I was in Bar La Querce, just down the street in Florence from the villa where a bunch of fellow students and I were doing our “year abroad”. It was evening for us. We were drinking wine—ah, to be 19 and able to order wine—and arguing about the virtues of American vs. Italian “rock and roll” with a group of Italian students. And British—the Beatles were first hitting; they hadn’t really made it to consciousness in America yet, but everyone knew them in Italy.

A man rushed in, shouting “Kennedy has been shot”-- in Italian of course. We’d only been in Italy a couple of months; our spoken Italian was rusty. But we were reading a novel in Italian class about soldiers in WWII, and we knew the word “shot.” We simply didn’t believe it. I remember a friend trying to look up the word in his dictionary, there at the table, trying to find some other meaning.

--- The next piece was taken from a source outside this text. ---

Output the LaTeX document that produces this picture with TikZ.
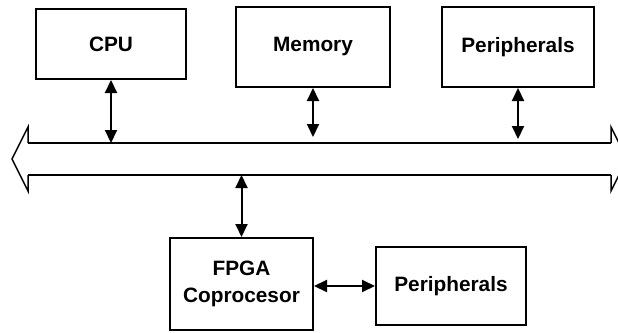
\documentclass[tikz,border=0pt]{standalone}
\usepackage{fontspec}
\setmainfont{Liberation Sans}
\usetikzlibrary{arrows.meta}
\tikzset{
  blk/.style={draw, line width=2pt, inner sep=0pt, align=center,
    font=\fontsize{20.8}{27}\selectfont\bfseries},
  link/.style={line width=2pt, {Triangle[length=13pt,width=12pt]}-{Triangle[length=13pt,width=12pt]}},
  busline/.style={line width=2pt},
  bushead/.style={line width=1.5pt, line join=miter},
}
\begin{document}
\begin{tikzpicture}[x=1pt,y=-1pt]
\useasboundingbox (0,0) rectangle (618,332);
\clip (0,0) rectangle (618,332);
% boxes
\node[blk, minimum width=150pt, minimum height=70pt] (cpu) at (111,44) {CPU};
\node[blk, minimum width=154pt, minimum height=80pt] (mem) at (313,47) {Memory};
\node[blk, minimum width=152pt, minimum height=80pt] (per1) at (518,47) {Peripherals};
\node[blk, minimum width=143pt, minimum height=92pt] (fpga) at (241.5,284) {FPGA\\Coprocesor};
\node[blk, minimum width=150pt, minimum height=78pt] (per2) at (451,286) {Peripherals};
% bus
\coordinate (tl) at (28,143);
\coordinate (tr) at (611,143);
\coordinate (bl) at (28,175);
\coordinate (br) at (611,175);
\draw[busline] (tl) -- (tr);
\draw[busline] (bl) -- (br);
\draw[bushead] (tl) -- (28,127) -- (12,159) -- (28,191) -- (bl);
\draw[bushead] (tr) -- (611,127) -- (627,159) -- (611,191) -- (br);
% connectors
\coordinate (c1) at (111,143);
\coordinate (c2) at (313,137);
\coordinate (c3) at (518,139);
\coordinate (c4) at (241.5,175);
\draw[link] (cpu.south) -- (c1);
\draw[link] (mem.south) -- (c2);
\draw[link] (per1.south) -- (c3);
\draw[link] (c4) -- (fpga.north);
\draw[link] (fpga.east |- per2.west) -- (per2.west);
\end{tikzpicture}
\end{document}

The TV went on, and if only from the pictures, we knew. We stuttered in our flimsy Italian, trying to express in an unfamiliar language the unthinkable. At one point, I was trying to say: “He must only be wounded.” It came out, “He must just be castrated.” The Italians were gentle with me.

Later that night, someone took pot-shots at the Villa and we huddled inside with the shutters closed. We never knew why: most Italians loved Kennedy, the first Catholic president. His picture was often next to the Pope’s in Italian homes we visited.

We learned a lot of spoken Italian in the next few days. Italian television dubbed all the broadcasts from the US—this was long before satellite TV beamed the world live—and I watched Johnson take the oath of office in Italian.

Despite the pot-shots, the outpouring of sympathy from the Italians was amazing and full. There was a Requiem Mass in the Duomo, a huge cathedral full to bursting with sorrowing people of all nationalities. That Winter Break, I went with an Italian student group on a tour of Eastern Europe and Russia. When anyone found out some of us were Americans, people gathered around and offered condolences. There may have been an Iron Curtain, a Cold War, politically, but on the human level we were welcomed, respected as bereaved, consoled, connected.